▶ [WHAT IS NEEDED]: Leave out the pictures and copy everything else below exactly.

══ MATERIAL FOR THE TASK

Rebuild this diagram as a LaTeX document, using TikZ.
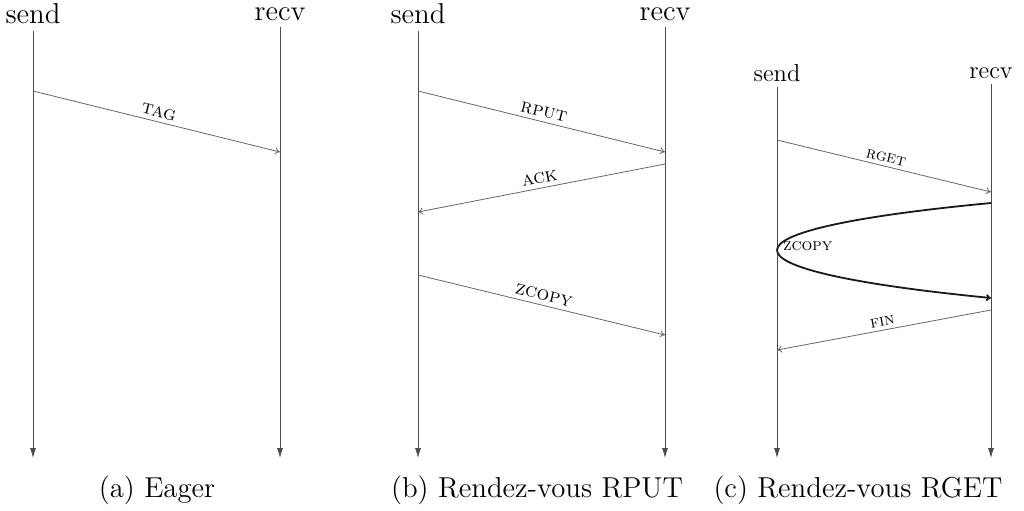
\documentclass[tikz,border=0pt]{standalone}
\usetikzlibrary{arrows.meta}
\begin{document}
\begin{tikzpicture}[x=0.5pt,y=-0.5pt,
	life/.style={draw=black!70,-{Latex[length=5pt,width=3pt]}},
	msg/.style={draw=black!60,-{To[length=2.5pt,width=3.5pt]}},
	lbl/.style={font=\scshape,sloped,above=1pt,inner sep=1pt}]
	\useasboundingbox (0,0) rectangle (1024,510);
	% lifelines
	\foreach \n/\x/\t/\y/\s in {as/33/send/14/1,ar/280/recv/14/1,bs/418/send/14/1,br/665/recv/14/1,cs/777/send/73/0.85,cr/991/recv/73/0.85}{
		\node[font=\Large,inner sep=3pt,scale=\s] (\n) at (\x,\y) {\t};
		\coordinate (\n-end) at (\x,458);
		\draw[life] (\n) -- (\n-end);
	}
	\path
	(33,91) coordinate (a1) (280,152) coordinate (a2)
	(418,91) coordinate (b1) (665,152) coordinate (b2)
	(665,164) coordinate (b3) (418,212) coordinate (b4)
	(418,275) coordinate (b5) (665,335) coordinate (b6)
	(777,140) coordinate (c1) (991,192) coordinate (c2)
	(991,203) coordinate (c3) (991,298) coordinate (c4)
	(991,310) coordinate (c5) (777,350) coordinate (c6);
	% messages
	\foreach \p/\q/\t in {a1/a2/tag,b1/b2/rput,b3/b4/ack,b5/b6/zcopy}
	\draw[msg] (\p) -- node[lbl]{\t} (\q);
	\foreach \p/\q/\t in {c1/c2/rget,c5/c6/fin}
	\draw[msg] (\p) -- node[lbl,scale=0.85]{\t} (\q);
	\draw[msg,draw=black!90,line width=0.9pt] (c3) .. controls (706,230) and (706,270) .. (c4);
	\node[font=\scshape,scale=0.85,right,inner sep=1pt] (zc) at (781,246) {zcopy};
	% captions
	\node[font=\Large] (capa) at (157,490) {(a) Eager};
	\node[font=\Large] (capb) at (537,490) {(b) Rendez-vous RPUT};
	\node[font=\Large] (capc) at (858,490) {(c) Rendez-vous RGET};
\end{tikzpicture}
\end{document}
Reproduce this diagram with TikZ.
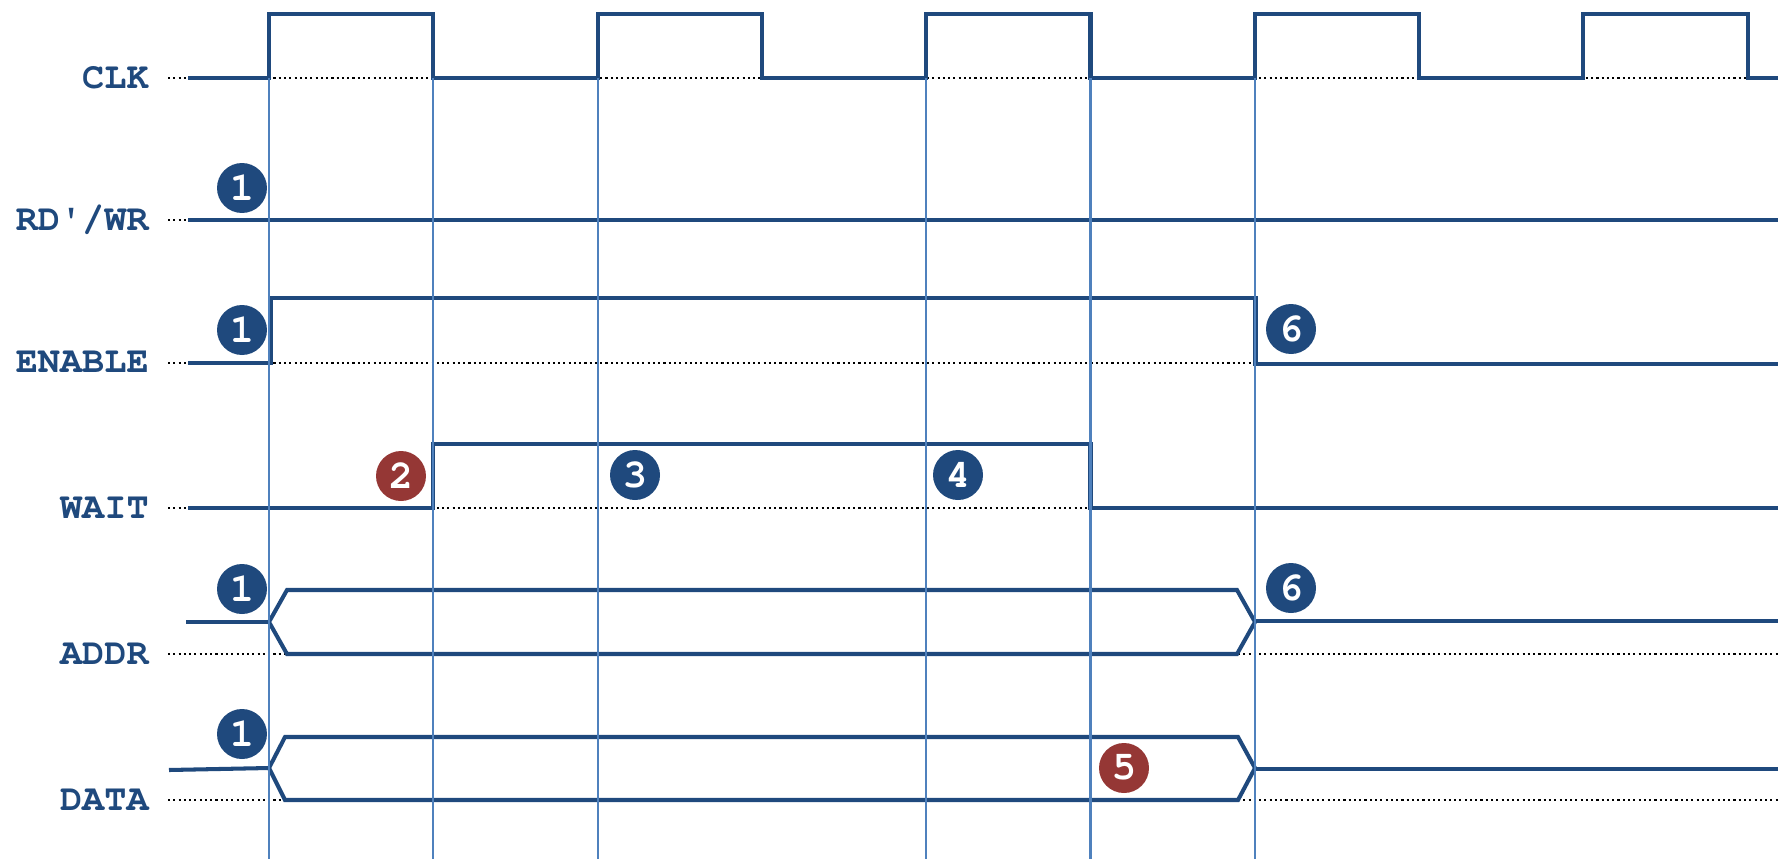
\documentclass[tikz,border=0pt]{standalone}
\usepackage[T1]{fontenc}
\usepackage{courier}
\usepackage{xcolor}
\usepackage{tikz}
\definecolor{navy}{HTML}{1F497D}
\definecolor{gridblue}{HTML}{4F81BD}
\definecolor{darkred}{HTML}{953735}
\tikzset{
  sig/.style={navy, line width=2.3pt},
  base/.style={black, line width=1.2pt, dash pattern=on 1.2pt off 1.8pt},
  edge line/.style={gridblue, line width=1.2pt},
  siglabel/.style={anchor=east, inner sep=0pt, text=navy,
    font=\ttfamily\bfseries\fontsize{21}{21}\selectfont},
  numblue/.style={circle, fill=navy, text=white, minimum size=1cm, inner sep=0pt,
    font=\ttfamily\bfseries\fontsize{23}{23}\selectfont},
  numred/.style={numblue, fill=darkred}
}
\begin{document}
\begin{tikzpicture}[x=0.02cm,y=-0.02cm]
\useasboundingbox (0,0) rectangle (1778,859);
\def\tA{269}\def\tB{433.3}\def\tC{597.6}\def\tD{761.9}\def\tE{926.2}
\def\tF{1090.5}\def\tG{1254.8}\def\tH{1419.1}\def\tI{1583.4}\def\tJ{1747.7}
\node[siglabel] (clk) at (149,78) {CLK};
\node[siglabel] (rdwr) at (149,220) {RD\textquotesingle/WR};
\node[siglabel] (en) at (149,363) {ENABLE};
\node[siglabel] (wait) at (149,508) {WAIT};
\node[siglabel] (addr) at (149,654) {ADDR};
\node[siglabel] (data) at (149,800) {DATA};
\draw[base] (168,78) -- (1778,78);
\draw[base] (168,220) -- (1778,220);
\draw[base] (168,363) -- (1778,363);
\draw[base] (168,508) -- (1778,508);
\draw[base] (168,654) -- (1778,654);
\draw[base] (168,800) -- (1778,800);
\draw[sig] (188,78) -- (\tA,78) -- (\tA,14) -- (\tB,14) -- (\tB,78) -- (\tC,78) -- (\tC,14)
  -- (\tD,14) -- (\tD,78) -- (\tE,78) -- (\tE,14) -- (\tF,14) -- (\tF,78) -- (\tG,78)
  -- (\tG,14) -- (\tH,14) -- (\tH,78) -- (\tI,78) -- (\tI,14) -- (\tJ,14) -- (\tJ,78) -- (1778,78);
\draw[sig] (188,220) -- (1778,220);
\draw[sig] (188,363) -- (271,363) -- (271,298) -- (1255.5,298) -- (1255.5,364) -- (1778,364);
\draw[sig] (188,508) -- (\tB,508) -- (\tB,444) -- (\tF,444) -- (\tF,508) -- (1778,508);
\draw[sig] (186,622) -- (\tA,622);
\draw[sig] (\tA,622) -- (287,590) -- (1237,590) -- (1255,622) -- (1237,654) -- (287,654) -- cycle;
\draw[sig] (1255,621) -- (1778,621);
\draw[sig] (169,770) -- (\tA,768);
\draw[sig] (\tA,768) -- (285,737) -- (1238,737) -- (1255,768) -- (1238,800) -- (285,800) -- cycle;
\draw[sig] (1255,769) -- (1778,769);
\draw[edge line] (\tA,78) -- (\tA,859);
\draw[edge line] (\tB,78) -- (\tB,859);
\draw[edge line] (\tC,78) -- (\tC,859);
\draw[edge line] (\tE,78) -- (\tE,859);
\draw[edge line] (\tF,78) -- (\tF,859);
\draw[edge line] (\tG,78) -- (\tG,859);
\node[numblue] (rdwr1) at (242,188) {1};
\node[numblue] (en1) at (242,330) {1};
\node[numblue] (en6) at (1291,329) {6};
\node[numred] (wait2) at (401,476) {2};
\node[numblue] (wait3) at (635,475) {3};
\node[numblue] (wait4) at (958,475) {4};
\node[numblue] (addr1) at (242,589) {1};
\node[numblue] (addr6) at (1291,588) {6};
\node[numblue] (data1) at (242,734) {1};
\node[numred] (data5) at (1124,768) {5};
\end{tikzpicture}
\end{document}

════

▶ [OUTPUT OF THE TASK]:
Rebuild this diagram as a LaTeX document, using TikZ.
\documentclass[tikz,border=0pt]{standalone}
\usetikzlibrary{arrows.meta}
\begin{document}
\begin{tikzpicture}[x=0.5pt,y=-0.5pt,
	life/.style={draw=black!70,-{Latex[length=5pt,width=3pt]}},
	msg/.style={draw=black!60,-{To[length=2.5pt,width=3.5pt]}},
	lbl/.style={font=\scshape,sloped,above=1pt,inner sep=1pt}]
	\useasboundingbox (0,0) rectangle (1024,510);
	% lifelines
	\foreach \n/\x/\t/\y/\s in {as/33/send/14/1,ar/280/recv/14/1,bs/418/send/14/1,br/665/recv/14/1,cs/777/send/73/0.85,cr/991/recv/73/0.85}{
		\node[font=\Large,inner sep=3pt,scale=\s] (\n) at (\x,\y) {\t};
		\coordinate (\n-end) at (\x,458);
		\draw[life] (\n) -- (\n-end);
	}
	\path
	(33,91) coordinate (a1) (280,152) coordinate (a2)
	(418,91) coordinate (b1) (665,152) coordinate (b2)
	(665,164) coordinate (b3) (418,212) coordinate (b4)
	(418,275) coordinate (b5) (665,335) coordinate (b6)
	(777,140) coordinate (c1) (991,192) coordinate (c2)
	(991,203) coordinate (c3) (991,298) coordinate (c4)
	(991,310) coordinate (c5) (777,350) coordinate (c6);
	% messages
	\foreach \p/\q/\t in {a1/a2/tag,b1/b2/rput,b3/b4/ack,b5/b6/zcopy}
	\draw[msg] (\p) -- node[lbl]{\t} (\q);
	\foreach \p/\q/\t in {c1/c2/rget,c5/c6/fin}
	\draw[msg] (\p) -- node[lbl,scale=0.85]{\t} (\q);
	\draw[msg,draw=black!90,line width=0.9pt] (c3) .. controls (706,230) and (706,270) .. (c4);
	\node[font=\scshape,scale=0.85,right,inner sep=1pt] (zc) at (781,246) {zcopy};
	% captions
	\node[font=\Large] (capa) at (157,490) {(a) Eager};
	\node[font=\Large] (capb) at (537,490) {(b) Rendez-vous RPUT};
	\node[font=\Large] (capc) at (858,490) {(c) Rendez-vous RGET};
\end{tikzpicture}
\end{document}
Reproduce this diagram with TikZ.
\documentclass[tikz,border=0pt]{standalone}
\usepackage[T1]{fontenc}
\usepackage{courier}
\usepackage{xcolor}
\usepackage{tikz}
\definecolor{navy}{HTML}{1F497D}
\definecolor{gridblue}{HTML}{4F81BD}
\definecolor{darkred}{HTML}{953735}
\tikzset{
  sig/.style={navy, line width=2.3pt},
  base/.style={black, line width=1.2pt, dash pattern=on 1.2pt off 1.8pt},
  edge line/.style={gridblue, line width=1.2pt},
  siglabel/.style={anchor=east, inner sep=0pt, text=navy,
    font=\ttfamily\bfseries\fontsize{21}{21}\selectfont},
  numblue/.style={circle, fill=navy, text=white, minimum size=1cm, inner sep=0pt,
    font=\ttfamily\bfseries\fontsize{23}{23}\selectfont},
  numred/.style={numblue, fill=darkred}
}
\begin{document}
\begin{tikzpicture}[x=0.02cm,y=-0.02cm]
\useasboundingbox (0,0) rectangle (1778,859);
\def\tA{269}\def\tB{433.3}\def\tC{597.6}\def\tD{761.9}\def\tE{926.2}
\def\tF{1090.5}\def\tG{1254.8}\def\tH{1419.1}\def\tI{1583.4}\def\tJ{1747.7}
\node[siglabel] (clk) at (149,78) {CLK};
\node[siglabel] (rdwr) at (149,220) {RD\textquotesingle/WR};
\node[siglabel] (en) at (149,363) {ENABLE};
\node[siglabel] (wait) at (149,508) {WAIT};
\node[siglabel] (addr) at (149,654) {ADDR};
\node[siglabel] (data) at (149,800) {DATA};
\draw[base] (168,78) -- (1778,78);
\draw[base] (168,220) -- (1778,220);
\draw[base] (168,363) -- (1778,363);
\draw[base] (168,508) -- (1778,508);
\draw[base] (168,654) -- (1778,654);
\draw[base] (168,800) -- (1778,800);
\draw[sig] (188,78) -- (\tA,78) -- (\tA,14) -- (\tB,14) -- (\tB,78) -- (\tC,78) -- (\tC,14)
  -- (\tD,14) -- (\tD,78) -- (\tE,78) -- (\tE,14) -- (\tF,14) -- (\tF,78) -- (\tG,78)
  -- (\tG,14) -- (\tH,14) -- (\tH,78) -- (\tI,78) -- (\tI,14) -- (\tJ,14) -- (\tJ,78) -- (1778,78);
\draw[sig] (188,220) -- (1778,220);
\draw[sig] (188,363) -- (271,363) -- (271,298) -- (1255.5,298) -- (1255.5,364) -- (1778,364);
\draw[sig] (188,508) -- (\tB,508) -- (\tB,444) -- (\tF,444) -- (\tF,508) -- (1778,508);
\draw[sig] (186,622) -- (\tA,622);
\draw[sig] (\tA,622) -- (287,590) -- (1237,590) -- (1255,622) -- (1237,654) -- (287,654) -- cycle;
\draw[sig] (1255,621) -- (1778,621);
\draw[sig] (169,770) -- (\tA,768);
\draw[sig] (\tA,768) -- (285,737) -- (1238,737) -- (1255,768) -- (1238,800) -- (285,800) -- cycle;
\draw[sig] (1255,769) -- (1778,769);
\draw[edge line] (\tA,78) -- (\tA,859);
\draw[edge line] (\tB,78) -- (\tB,859);
\draw[edge line] (\tC,78) -- (\tC,859);
\draw[edge line] (\tE,78) -- (\tE,859);
\draw[edge line] (\tF,78) -- (\tF,859);
\draw[edge line] (\tG,78) -- (\tG,859);
\node[numblue] (rdwr1) at (242,188) {1};
\node[numblue] (en1) at (242,330) {1};
\node[numblue] (en6) at (1291,329) {6};
\node[numred] (wait2) at (401,476) {2};
\node[numblue] (wait3) at (635,475) {3};
\node[numblue] (wait4) at (958,475) {4};
\node[numblue] (addr1) at (242,589) {1};
\node[numblue] (addr6) at (1291,588) {6};
\node[numblue] (data1) at (242,734) {1};
\node[numred] (data5) at (1124,768) {5};
\end{tikzpicture}
\end{document}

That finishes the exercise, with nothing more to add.